Records:
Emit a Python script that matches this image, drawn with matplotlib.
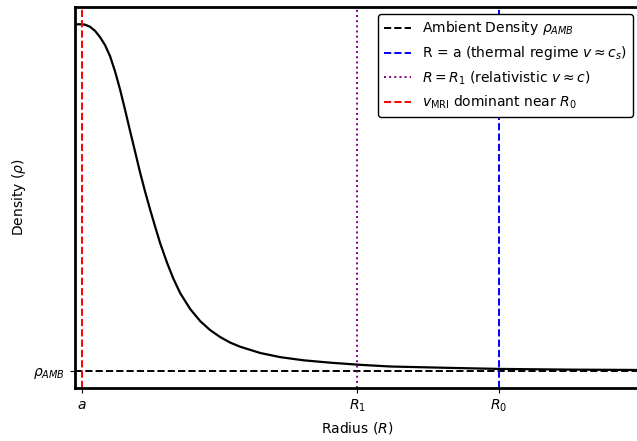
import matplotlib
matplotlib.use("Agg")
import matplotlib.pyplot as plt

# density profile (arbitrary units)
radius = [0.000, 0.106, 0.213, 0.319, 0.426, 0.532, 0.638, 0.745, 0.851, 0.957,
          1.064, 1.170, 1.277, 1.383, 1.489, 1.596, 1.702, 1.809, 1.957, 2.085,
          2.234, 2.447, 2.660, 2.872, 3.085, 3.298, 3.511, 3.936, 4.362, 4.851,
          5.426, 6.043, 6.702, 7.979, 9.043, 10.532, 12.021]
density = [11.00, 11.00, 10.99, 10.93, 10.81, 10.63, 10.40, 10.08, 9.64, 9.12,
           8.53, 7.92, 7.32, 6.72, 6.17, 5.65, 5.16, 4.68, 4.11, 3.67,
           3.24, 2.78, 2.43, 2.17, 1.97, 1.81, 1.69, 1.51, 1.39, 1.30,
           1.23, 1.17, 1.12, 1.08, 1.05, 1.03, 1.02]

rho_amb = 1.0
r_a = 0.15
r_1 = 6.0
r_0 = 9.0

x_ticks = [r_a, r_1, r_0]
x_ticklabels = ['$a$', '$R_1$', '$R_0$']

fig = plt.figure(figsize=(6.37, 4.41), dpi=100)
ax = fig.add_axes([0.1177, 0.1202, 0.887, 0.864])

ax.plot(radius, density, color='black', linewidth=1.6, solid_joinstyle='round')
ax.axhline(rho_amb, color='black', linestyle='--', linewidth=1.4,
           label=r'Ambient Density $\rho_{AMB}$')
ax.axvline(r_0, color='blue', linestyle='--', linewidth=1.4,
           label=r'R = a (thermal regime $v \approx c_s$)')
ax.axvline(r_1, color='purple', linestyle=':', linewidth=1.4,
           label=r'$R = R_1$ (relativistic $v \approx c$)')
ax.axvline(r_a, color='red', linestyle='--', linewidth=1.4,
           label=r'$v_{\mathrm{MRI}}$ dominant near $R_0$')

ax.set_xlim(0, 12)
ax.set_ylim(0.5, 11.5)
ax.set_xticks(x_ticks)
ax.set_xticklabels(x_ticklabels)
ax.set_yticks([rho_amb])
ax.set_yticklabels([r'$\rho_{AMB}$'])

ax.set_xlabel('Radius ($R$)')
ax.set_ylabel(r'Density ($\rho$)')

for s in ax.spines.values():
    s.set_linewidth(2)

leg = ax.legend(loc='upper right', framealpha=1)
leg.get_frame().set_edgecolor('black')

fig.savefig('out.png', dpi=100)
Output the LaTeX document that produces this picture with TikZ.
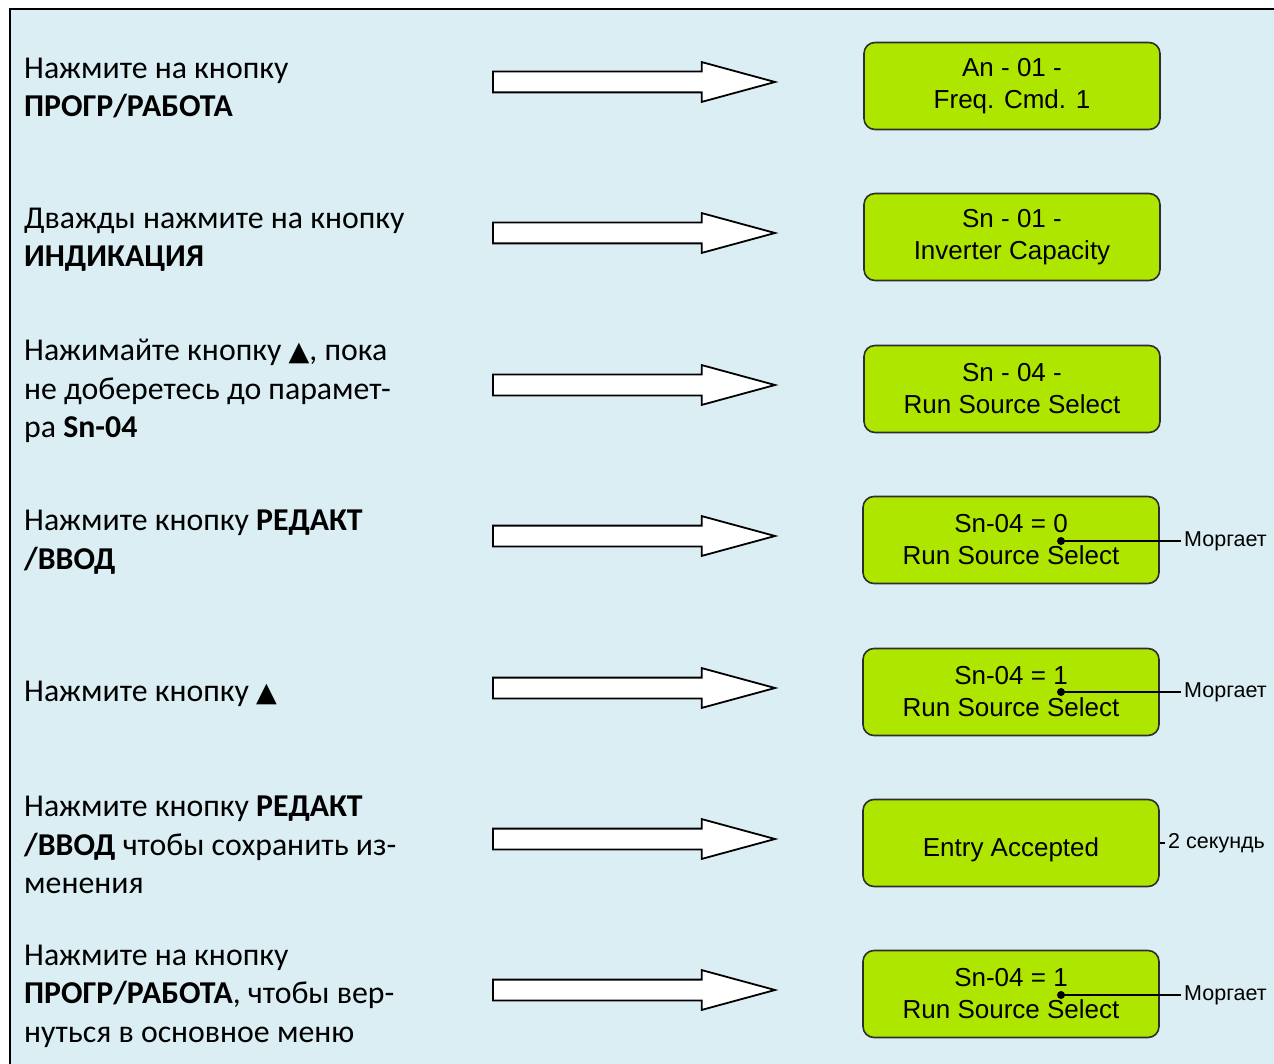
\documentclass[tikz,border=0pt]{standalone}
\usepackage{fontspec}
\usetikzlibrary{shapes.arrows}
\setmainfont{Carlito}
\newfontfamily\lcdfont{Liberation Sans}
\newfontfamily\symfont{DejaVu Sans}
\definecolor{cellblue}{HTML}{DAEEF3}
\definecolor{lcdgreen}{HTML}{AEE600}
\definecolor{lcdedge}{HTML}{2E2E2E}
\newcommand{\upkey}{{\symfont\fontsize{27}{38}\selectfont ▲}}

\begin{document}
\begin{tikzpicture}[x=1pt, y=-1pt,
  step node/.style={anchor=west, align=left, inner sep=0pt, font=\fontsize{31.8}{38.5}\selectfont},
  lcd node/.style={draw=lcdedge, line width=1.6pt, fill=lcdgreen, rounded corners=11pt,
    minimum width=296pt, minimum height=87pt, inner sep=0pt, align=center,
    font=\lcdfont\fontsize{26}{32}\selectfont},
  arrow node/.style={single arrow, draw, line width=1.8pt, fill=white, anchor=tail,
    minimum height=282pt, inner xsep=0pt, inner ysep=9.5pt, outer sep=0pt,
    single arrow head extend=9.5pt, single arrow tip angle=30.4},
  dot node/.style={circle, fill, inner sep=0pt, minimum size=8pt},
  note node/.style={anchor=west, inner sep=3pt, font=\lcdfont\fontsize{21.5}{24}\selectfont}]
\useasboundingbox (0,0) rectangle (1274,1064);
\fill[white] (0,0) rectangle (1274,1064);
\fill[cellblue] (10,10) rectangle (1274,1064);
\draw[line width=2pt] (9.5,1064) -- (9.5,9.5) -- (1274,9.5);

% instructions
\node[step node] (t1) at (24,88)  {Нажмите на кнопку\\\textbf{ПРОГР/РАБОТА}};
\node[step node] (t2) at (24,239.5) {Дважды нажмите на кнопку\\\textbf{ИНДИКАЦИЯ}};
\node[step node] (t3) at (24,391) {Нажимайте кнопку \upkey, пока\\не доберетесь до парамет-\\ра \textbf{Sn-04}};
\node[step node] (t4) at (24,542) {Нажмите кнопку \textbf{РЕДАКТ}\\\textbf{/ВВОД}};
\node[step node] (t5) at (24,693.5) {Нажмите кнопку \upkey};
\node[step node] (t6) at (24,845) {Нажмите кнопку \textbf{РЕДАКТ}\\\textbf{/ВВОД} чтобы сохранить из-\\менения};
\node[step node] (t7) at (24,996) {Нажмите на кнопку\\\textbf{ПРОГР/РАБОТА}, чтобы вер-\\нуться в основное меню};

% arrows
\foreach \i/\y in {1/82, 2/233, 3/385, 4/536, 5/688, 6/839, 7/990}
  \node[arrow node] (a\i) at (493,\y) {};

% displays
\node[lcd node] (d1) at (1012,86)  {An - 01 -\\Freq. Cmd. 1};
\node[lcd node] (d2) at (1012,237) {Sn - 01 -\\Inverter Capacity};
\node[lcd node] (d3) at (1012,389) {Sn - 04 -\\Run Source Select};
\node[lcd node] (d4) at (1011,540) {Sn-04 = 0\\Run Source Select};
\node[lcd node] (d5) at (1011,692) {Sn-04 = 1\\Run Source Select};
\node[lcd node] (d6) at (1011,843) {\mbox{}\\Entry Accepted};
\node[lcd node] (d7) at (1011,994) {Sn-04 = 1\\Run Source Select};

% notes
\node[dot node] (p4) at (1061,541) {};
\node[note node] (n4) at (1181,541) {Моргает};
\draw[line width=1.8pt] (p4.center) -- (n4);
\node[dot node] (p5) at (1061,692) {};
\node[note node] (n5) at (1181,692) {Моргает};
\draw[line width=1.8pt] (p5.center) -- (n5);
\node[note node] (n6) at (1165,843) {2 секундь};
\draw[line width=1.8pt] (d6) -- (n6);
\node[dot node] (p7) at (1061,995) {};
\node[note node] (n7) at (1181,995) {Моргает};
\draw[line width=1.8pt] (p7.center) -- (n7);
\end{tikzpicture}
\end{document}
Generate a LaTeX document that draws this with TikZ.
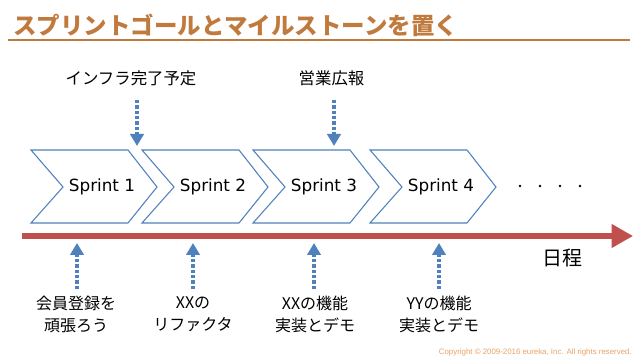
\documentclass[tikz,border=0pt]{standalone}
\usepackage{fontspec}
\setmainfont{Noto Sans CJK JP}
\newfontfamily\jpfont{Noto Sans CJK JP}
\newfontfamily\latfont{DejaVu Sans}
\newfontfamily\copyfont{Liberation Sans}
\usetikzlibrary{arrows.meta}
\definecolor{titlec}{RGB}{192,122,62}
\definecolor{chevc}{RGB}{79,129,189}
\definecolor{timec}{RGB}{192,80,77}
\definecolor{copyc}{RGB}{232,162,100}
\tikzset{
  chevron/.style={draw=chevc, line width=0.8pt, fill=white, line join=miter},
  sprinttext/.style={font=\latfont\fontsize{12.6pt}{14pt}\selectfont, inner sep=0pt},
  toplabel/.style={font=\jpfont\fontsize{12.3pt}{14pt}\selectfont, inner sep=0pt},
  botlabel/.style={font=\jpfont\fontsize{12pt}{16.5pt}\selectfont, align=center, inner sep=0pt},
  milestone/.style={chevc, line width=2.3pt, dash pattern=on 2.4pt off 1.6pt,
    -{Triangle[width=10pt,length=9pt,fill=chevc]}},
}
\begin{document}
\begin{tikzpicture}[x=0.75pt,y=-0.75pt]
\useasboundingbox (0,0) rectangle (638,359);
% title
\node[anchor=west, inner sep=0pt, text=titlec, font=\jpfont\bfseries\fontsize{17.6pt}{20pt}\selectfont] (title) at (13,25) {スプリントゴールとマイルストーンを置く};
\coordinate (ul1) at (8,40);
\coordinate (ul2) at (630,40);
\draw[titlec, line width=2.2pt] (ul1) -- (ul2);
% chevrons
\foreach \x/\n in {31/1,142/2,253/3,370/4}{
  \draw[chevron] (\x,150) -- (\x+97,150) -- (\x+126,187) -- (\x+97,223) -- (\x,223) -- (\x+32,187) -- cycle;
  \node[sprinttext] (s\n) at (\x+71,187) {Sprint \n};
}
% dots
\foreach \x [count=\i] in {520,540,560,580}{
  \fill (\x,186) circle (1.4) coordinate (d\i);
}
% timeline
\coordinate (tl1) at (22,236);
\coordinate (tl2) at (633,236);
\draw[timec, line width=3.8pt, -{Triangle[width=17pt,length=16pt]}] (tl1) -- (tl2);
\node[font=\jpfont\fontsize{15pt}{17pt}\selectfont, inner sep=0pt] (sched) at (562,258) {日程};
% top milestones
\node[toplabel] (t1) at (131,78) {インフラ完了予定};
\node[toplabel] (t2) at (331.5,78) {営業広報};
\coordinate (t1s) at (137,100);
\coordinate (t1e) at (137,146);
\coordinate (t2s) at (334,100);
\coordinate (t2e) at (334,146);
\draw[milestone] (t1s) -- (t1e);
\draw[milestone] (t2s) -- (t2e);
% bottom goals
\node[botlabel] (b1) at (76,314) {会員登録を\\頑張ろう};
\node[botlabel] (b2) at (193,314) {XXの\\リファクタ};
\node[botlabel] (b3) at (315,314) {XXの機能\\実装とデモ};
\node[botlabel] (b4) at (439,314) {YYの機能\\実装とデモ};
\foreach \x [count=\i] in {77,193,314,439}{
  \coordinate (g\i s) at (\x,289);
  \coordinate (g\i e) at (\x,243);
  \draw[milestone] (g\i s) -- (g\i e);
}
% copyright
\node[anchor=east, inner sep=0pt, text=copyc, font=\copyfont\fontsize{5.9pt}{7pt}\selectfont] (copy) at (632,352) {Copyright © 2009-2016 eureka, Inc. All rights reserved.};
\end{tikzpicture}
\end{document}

Aim of the task: Please repeat exactly the data above from its first line to the line that contains "x_ticklabels = ['$a$', '$R_1$', '$R_0$']", inclusive, and leave every picture out.

Answer to the task:
Emit a Python script that matches this image, drawn with matplotlib.
import matplotlib
matplotlib.use("Agg")
import matplotlib.pyplot as plt

# density profile (arbitrary units)
radius = [0.000, 0.106, 0.213, 0.319, 0.426, 0.532, 0.638, 0.745, 0.851, 0.957,
          1.064, 1.170, 1.277, 1.383, 1.489, 1.596, 1.702, 1.809, 1.957, 2.085,
          2.234, 2.447, 2.660, 2.872, 3.085, 3.298, 3.511, 3.936, 4.362, 4.851,
          5.426, 6.043, 6.702, 7.979, 9.043, 10.532, 12.021]
density = [11.00, 11.00, 10.99, 10.93, 10.81, 10.63, 10.40, 10.08, 9.64, 9.12,
           8.53, 7.92, 7.32, 6.72, 6.17, 5.65, 5.16, 4.68, 4.11, 3.67,
           3.24, 2.78, 2.43, 2.17, 1.97, 1.81, 1.69, 1.51, 1.39, 1.30,
           1.23, 1.17, 1.12, 1.08, 1.05, 1.03, 1.02]

rho_amb = 1.0
r_a = 0.15
r_1 = 6.0
r_0 = 9.0

x_ticks = [r_a, r_1, r_0]
x_ticklabels = ['$a$', '$R_1$', '$R_0$']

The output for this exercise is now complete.